-- start of SOURCE RECORDS --

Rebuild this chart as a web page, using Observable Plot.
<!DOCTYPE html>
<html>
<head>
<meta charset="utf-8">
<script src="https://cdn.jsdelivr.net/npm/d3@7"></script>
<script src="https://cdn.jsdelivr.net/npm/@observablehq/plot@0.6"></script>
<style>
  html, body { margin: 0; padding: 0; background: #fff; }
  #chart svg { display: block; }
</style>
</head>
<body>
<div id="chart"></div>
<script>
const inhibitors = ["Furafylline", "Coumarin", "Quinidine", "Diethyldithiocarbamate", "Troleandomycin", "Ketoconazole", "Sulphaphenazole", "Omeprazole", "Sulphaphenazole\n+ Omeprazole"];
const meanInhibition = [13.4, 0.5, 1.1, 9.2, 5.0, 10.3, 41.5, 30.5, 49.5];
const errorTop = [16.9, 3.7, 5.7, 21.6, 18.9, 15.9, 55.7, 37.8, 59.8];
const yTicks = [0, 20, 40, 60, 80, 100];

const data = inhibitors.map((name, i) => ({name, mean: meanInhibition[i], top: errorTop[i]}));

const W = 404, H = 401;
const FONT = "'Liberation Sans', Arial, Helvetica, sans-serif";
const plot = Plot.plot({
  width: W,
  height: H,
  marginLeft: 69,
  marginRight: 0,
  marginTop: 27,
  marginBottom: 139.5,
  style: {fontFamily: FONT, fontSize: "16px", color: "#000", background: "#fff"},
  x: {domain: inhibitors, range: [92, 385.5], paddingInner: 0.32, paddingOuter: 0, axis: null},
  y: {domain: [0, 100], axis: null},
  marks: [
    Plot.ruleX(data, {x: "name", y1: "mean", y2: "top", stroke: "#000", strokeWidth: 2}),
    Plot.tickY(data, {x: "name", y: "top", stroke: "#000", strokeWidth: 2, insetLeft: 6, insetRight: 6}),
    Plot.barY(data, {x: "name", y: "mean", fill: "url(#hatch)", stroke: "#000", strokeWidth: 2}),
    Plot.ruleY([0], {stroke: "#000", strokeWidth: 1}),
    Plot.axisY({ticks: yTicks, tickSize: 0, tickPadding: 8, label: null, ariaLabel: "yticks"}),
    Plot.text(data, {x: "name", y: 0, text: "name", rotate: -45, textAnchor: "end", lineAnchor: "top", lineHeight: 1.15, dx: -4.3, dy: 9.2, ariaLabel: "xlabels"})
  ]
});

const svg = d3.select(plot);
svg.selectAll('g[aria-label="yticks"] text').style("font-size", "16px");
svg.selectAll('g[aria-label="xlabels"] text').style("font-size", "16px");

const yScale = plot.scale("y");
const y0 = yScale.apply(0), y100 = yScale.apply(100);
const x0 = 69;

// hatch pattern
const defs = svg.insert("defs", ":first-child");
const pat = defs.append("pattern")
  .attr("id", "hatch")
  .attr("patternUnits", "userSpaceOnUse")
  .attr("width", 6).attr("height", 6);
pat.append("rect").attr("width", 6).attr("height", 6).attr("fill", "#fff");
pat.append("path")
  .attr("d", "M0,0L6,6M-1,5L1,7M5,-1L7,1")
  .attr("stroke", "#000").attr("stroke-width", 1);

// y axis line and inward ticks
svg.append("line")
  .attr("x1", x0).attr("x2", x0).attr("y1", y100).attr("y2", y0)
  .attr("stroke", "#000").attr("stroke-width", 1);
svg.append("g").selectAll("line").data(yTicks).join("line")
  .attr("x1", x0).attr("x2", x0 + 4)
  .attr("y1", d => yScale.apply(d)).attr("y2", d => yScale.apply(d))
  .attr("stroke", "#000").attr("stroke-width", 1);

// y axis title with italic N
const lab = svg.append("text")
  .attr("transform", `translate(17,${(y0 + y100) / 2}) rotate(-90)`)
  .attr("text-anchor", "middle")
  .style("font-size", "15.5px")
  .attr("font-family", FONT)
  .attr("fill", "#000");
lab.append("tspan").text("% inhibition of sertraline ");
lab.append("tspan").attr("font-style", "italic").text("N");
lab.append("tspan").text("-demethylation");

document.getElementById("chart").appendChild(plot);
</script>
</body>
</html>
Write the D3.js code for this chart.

-- end of SOURCE RECORDS --

§ **YOUR INSTRUCTIONS**: Transcribe all of the entries without altering anything.

§ **ANSWER TO THIS EXERCISE**:
Rebuild this chart as a web page, using Observable Plot.
<!DOCTYPE html>
<html>
<head>
<meta charset="utf-8">
<script src="https://cdn.jsdelivr.net/npm/d3@7"></script>
<script src="https://cdn.jsdelivr.net/npm/@observablehq/plot@0.6"></script>
<style>
  html, body { margin: 0; padding: 0; background: #fff; }
  #chart svg { display: block; }
</style>
</head>
<body>
<div id="chart"></div>
<script>
const inhibitors = ["Furafylline", "Coumarin", "Quinidine", "Diethyldithiocarbamate", "Troleandomycin", "Ketoconazole", "Sulphaphenazole", "Omeprazole", "Sulphaphenazole\n+ Omeprazole"];
const meanInhibition = [13.4, 0.5, 1.1, 9.2, 5.0, 10.3, 41.5, 30.5, 49.5];
const errorTop = [16.9, 3.7, 5.7, 21.6, 18.9, 15.9, 55.7, 37.8, 59.8];
const yTicks = [0, 20, 40, 60, 80, 100];

const data = inhibitors.map((name, i) => ({name, mean: meanInhibition[i], top: errorTop[i]}));

const W = 404, H = 401;
const FONT = "'Liberation Sans', Arial, Helvetica, sans-serif";
const plot = Plot.plot({
  width: W,
  height: H,
  marginLeft: 69,
  marginRight: 0,
  marginTop: 27,
  marginBottom: 139.5,
  style: {fontFamily: FONT, fontSize: "16px", color: "#000", background: "#fff"},
  x: {domain: inhibitors, range: [92, 385.5], paddingInner: 0.32, paddingOuter: 0, axis: null},
  y: {domain: [0, 100], axis: null},
  marks: [
    Plot.ruleX(data, {x: "name", y1: "mean", y2: "top", stroke: "#000", strokeWidth: 2}),
    Plot.tickY(data, {x: "name", y: "top", stroke: "#000", strokeWidth: 2, insetLeft: 6, insetRight: 6}),
    Plot.barY(data, {x: "name", y: "mean", fill: "url(#hatch)", stroke: "#000", strokeWidth: 2}),
    Plot.ruleY([0], {stroke: "#000", strokeWidth: 1}),
    Plot.axisY({ticks: yTicks, tickSize: 0, tickPadding: 8, label: null, ariaLabel: "yticks"}),
    Plot.text(data, {x: "name", y: 0, text: "name", rotate: -45, textAnchor: "end", lineAnchor: "top", lineHeight: 1.15, dx: -4.3, dy: 9.2, ariaLabel: "xlabels"})
  ]
});

const svg = d3.select(plot);
svg.selectAll('g[aria-label="yticks"] text').style("font-size", "16px");
svg.selectAll('g[aria-label="xlabels"] text').style("font-size", "16px");

const yScale = plot.scale("y");
const y0 = yScale.apply(0), y100 = yScale.apply(100);
const x0 = 69;

// hatch pattern
const defs = svg.insert("defs", ":first-child");
const pat = defs.append("pattern")
  .attr("id", "hatch")
  .attr("patternUnits", "userSpaceOnUse")
  .attr("width", 6).attr("height", 6);
pat.append("rect").attr("width", 6).attr("height", 6).attr("fill", "#fff");
pat.append("path")
  .attr("d", "M0,0L6,6M-1,5L1,7M5,-1L7,1")
  .attr("stroke", "#000").attr("stroke-width", 1);

// y axis line and inward ticks
svg.append("line")
  .attr("x1", x0).attr("x2", x0).attr("y1", y100).attr("y2", y0)
  .attr("stroke", "#000").attr("stroke-width", 1);
svg.append("g").selectAll("line").data(yTicks).join("line")
  .attr("x1", x0).attr("x2", x0 + 4)
  .attr("y1", d => yScale.apply(d)).attr("y2", d => yScale.apply(d))
  .attr("stroke", "#000").attr("stroke-width", 1);

// y axis title with italic N
const lab = svg.append("text")
  .attr("transform", `translate(17,${(y0 + y100) / 2}) rotate(-90)`)
  .attr("text-anchor", "middle")
  .style("font-size", "15.5px")
  .attr("font-family", FONT)
  .attr("fill", "#000");
lab.append("tspan").text("% inhibition of sertraline ");
lab.append("tspan").attr("font-style", "italic").text("N");
lab.append("tspan").text("-demethylation");

document.getElementById("chart").appendChild(plot);
</script>
</body>
</html>
Write the D3.js code for this chart.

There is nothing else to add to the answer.